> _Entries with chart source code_
=======

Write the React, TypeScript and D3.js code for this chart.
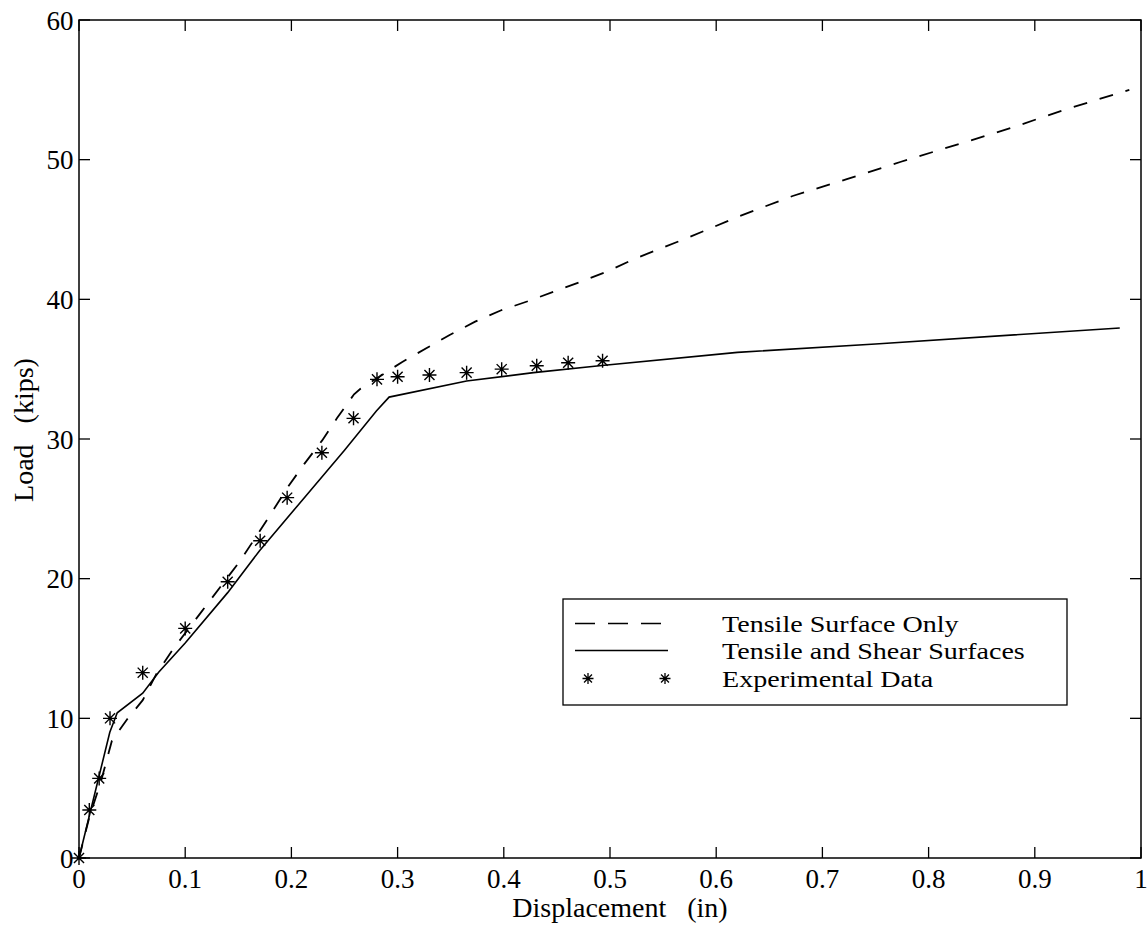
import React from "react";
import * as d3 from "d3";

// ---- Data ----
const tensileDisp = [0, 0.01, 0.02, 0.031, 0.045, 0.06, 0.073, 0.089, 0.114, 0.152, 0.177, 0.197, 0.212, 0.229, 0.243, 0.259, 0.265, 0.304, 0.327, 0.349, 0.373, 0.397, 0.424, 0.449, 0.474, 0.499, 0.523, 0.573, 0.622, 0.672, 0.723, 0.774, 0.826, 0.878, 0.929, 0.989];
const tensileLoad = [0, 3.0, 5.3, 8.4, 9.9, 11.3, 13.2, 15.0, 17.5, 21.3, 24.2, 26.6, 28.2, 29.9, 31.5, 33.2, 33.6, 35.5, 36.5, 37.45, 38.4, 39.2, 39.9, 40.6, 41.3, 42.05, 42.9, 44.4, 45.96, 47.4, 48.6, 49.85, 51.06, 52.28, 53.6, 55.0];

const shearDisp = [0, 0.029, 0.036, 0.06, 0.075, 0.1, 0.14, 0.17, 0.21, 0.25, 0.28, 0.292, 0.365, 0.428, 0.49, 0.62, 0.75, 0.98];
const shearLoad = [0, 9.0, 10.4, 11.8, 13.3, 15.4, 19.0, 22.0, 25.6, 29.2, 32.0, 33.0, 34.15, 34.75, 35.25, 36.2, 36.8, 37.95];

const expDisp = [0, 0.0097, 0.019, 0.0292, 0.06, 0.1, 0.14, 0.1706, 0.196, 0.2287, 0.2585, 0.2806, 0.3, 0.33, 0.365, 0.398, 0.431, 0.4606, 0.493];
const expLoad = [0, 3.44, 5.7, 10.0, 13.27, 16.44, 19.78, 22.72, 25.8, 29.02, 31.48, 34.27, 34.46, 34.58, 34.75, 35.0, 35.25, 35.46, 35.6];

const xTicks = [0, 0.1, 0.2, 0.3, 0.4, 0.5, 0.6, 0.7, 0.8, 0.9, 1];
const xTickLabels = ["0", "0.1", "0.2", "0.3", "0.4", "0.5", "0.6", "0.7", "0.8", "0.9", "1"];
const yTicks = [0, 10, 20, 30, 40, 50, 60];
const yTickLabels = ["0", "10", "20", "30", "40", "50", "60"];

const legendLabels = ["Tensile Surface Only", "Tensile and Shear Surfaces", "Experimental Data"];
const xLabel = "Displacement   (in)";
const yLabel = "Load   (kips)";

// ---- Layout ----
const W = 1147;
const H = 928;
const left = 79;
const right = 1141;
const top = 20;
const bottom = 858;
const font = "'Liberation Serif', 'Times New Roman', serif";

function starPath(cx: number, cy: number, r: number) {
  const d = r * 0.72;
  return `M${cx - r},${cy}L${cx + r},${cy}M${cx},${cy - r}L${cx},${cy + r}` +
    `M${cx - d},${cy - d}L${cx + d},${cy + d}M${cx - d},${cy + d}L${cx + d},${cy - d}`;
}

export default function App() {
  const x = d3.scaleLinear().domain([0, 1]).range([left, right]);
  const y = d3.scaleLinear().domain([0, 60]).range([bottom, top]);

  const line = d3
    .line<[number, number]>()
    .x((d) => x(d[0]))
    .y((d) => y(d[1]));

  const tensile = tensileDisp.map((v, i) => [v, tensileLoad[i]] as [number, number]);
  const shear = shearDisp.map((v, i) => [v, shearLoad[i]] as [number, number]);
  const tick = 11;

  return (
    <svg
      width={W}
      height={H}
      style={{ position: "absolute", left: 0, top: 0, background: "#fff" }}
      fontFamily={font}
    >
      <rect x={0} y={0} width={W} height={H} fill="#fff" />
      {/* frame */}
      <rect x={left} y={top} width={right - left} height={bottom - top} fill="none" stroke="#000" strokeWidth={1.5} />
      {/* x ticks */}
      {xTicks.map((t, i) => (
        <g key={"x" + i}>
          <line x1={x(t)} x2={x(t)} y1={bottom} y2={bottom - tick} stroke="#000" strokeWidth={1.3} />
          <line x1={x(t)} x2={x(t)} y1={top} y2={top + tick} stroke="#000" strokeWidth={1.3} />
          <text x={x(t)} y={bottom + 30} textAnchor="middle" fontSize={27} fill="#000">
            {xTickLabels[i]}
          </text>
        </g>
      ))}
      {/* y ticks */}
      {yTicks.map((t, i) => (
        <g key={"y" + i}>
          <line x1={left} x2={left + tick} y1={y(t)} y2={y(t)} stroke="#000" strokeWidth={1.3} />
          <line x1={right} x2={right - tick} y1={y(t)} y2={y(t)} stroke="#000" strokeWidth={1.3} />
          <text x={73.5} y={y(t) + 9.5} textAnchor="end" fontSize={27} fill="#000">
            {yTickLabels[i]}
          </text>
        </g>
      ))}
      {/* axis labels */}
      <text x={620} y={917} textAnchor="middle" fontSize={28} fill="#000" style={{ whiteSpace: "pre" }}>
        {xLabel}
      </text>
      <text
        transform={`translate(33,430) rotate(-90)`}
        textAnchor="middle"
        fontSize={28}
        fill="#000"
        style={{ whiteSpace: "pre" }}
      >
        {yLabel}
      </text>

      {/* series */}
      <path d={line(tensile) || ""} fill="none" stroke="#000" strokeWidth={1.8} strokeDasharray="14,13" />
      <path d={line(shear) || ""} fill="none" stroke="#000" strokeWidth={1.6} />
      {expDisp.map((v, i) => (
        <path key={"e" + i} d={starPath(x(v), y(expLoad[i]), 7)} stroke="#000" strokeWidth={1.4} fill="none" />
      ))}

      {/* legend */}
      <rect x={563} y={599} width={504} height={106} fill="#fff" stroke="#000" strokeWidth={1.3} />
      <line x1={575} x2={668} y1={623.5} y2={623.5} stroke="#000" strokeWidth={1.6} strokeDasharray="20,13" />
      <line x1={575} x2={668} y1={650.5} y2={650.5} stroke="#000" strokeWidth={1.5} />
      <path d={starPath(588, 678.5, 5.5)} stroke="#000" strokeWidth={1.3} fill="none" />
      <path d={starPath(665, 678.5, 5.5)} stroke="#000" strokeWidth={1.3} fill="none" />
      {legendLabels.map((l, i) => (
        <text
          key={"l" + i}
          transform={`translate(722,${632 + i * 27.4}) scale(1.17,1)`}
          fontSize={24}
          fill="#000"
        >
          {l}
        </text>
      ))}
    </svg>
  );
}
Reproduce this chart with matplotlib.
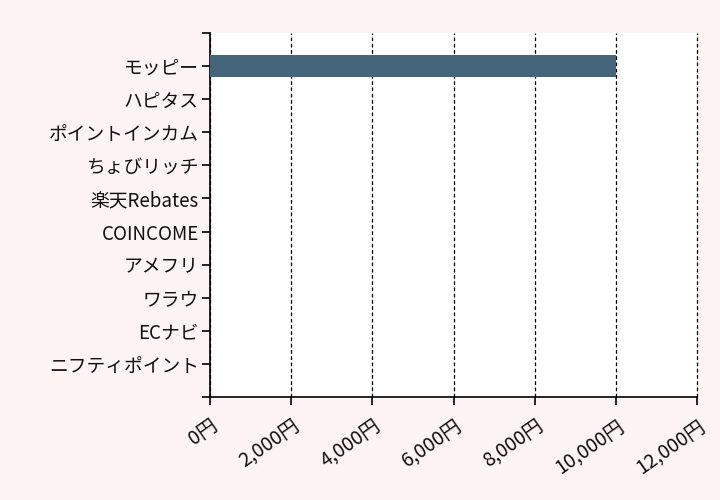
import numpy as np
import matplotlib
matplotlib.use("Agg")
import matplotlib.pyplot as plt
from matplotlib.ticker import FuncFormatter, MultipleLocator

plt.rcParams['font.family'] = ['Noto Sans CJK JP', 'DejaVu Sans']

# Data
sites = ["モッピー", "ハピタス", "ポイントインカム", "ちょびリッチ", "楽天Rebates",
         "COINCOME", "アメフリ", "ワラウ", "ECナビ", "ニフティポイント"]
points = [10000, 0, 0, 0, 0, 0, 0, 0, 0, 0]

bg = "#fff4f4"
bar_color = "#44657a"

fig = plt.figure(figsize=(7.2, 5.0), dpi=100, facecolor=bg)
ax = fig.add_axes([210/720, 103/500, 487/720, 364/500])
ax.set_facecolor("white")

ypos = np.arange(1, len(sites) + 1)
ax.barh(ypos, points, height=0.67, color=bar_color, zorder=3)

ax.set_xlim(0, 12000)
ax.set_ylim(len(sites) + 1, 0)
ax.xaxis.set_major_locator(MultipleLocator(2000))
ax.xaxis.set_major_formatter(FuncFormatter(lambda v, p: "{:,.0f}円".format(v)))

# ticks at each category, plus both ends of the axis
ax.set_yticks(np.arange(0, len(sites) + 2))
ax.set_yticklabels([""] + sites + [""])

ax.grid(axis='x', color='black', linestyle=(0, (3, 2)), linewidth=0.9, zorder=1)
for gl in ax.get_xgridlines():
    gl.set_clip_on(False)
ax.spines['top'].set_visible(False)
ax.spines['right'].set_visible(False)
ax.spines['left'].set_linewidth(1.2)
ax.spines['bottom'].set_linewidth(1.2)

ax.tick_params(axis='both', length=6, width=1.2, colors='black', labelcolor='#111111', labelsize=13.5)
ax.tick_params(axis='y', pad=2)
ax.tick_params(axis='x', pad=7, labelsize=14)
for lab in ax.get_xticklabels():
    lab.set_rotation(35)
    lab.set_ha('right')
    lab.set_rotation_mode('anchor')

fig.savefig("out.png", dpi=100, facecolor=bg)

=======

> _To do_
The required output is the exact run of lines from the start of the records through the line containing "import * as", both ends included, with no pictures.

> _Problem solution_
Write the React, TypeScript and D3.js code for this chart.
import React from "react";
import * as d3 from "d3";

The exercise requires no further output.